IDD closes this gap. The Extract phase requires explicit root cause attribution at every incident, including whether AI-generated code was involved. Over time this creates a dataset that can answer questions that are currently unanswerable: What percentage of incidents involve AI-generated code? Which categories produce disproportionate incident volume? What is the average total cost — in response time, rework, and improvement work — of an incident traced to AI-generated code, and how does that compare to the development time the tooling saved?
This is not an argument against AI coding tools. It is an argument for measuring them honestly. A tool that saves ten hours of development time per feature but introduces eight hours of incident and rework cost per quarter is a different investment than one that saves ten hours with negligible downstream cost. IDD makes that calculation possible where it currently is not. Tracking this does not require new tooling — it requires that incident attribution be treated as a first-class data point, which IDD provides as a natural byproduct of closing incidents properly.
Volume and velocity. AI tools increase the rate at which code is produced. More code means more surface area for failure, and the review processes that traditionally caught issues before production do not scale linearly with code volume.
Pattern replication. AI tools tend to replicate patterns from their training data and from the codebase context they are given. A flawed pattern in one AI-generated module is likely to appear in others. One incident implicating AI-generated code is reason to audit the broader class of code generated from similar context.

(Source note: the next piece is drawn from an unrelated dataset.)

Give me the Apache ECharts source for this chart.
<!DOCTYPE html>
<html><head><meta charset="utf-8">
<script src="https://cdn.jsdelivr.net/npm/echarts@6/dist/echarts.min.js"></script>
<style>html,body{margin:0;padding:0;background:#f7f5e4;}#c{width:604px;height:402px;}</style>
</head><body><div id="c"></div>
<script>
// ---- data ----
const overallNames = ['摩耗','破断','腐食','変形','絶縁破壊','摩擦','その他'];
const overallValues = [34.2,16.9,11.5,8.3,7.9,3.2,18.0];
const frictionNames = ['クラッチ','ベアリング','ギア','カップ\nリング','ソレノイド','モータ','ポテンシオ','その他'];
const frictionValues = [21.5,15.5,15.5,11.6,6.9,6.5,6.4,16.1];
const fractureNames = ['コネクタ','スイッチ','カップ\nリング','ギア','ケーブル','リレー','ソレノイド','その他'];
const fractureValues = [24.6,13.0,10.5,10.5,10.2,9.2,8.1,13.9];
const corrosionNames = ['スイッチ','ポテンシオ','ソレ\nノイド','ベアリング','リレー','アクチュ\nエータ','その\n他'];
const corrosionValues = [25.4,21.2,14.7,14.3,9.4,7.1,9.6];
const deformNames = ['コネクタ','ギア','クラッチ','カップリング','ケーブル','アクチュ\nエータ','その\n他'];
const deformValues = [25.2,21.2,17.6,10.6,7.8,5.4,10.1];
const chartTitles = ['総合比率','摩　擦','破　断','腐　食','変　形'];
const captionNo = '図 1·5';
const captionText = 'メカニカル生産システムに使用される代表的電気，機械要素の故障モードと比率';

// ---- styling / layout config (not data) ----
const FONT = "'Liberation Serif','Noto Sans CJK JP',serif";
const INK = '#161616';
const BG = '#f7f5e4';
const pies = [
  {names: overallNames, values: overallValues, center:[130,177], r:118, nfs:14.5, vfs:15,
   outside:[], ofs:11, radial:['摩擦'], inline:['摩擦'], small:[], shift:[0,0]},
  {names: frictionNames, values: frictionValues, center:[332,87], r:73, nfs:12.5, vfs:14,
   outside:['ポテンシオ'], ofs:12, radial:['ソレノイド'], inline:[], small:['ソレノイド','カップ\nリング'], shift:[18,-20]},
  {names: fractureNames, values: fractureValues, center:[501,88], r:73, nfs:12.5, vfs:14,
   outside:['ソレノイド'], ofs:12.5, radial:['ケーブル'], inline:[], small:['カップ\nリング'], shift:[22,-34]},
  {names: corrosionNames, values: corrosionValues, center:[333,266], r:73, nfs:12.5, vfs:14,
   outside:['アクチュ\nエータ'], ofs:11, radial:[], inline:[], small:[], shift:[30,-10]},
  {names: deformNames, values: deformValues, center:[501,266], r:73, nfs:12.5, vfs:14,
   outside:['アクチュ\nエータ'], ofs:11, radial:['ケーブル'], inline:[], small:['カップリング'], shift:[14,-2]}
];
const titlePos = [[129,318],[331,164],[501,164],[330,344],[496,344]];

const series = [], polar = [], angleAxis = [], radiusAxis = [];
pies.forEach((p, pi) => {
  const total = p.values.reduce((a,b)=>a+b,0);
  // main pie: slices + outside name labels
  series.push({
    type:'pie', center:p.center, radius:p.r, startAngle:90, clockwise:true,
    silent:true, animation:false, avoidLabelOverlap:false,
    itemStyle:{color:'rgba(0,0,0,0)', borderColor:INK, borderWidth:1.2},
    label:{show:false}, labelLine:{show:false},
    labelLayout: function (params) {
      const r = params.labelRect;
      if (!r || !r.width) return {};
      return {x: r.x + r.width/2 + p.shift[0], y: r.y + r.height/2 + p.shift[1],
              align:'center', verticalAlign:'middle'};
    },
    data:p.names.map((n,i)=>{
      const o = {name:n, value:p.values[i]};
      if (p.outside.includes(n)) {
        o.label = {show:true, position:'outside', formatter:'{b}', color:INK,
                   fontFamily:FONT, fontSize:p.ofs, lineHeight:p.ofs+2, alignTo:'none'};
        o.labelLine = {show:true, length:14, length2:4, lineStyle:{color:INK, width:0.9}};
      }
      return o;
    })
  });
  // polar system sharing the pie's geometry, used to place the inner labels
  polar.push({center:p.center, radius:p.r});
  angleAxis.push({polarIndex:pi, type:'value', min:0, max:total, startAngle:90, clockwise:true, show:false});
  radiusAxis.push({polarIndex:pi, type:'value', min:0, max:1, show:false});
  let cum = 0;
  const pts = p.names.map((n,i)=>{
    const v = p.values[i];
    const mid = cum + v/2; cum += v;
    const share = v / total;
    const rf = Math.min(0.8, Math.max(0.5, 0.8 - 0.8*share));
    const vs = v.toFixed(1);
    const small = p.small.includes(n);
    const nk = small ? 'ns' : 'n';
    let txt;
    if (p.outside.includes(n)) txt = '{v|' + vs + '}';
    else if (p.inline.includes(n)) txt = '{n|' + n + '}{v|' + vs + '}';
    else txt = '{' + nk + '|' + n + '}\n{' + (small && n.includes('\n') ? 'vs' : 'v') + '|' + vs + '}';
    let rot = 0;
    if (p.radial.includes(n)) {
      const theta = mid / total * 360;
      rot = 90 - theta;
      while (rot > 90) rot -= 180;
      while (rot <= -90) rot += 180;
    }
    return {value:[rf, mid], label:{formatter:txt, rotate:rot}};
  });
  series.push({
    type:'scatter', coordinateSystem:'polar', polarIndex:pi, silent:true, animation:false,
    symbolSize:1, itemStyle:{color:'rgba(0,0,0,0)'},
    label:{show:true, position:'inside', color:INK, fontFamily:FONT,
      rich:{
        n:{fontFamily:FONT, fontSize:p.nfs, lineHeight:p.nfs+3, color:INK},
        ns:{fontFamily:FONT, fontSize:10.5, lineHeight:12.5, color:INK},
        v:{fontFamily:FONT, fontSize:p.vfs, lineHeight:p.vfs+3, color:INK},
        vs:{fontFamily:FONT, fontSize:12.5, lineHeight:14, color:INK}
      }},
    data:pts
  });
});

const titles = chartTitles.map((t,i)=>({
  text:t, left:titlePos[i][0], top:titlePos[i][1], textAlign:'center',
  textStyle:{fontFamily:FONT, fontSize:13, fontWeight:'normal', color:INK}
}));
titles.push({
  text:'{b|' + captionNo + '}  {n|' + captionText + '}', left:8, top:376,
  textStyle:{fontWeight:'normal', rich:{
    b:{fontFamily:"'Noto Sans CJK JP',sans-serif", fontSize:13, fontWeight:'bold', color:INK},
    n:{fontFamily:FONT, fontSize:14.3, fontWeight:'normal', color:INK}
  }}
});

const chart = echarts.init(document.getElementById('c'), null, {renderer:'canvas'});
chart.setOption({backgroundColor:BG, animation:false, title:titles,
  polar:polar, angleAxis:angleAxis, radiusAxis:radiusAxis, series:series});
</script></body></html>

Stated vs. unstated requirements. AI generates code that satisfies stated requirements. It does not reliably produce code that handles the unstated invariants that experienced engineers encode from intuition and prior failure. IDD’s requirement identification step is particularly valuable here — it surfaces the invariants that AI generation missed.
Feedback loop. Improvements identified through IDD — especially those that correct AI-generated code — should feed back into the team’s AI tooling practices: prompt templates, review checklists, codebase conventions, and tooling configuration. IDD transforms incidents into training signal for how the team uses AI, not just how the system behaves.
IDD is compatible with and complementary to Agile, Shape Up, and other development frameworks. Those methodologies govern the flow of planned work. IDD governs what happens when the system produces unplanned signal.
The key integration point is the backlog. IDD-generated improvements must be treated as first-class work items competing for sprint capacity alongside planned features. A team that generates improvements but never prioritizes them is running the administrative overhead of IDD without capturing its value.
Concretely: IDD works within Agile by injecting IDD-generated items into backlog refinement and sprint planning. It does not require a separate process or dedicated team. It requires that incidents produce artifacts that enter the same pipeline as everything else.
Test-Driven Development. TDD and IDD share a foundational insight: failure signals drive better development decisions than success signals. TDD operationalizes this prospectively — write a failing test before writing code, let the failure define the target. IDD operationalizes it retrospectively — the production incident is the failing test that should have existed, and IDD requires writing it. Where TDD’s reach ends (at the boundary of what developers can anticipate before deployment), IDD’s begins. Practiced together, they close the loop between specified behavior and production behavior across the full lifecycle.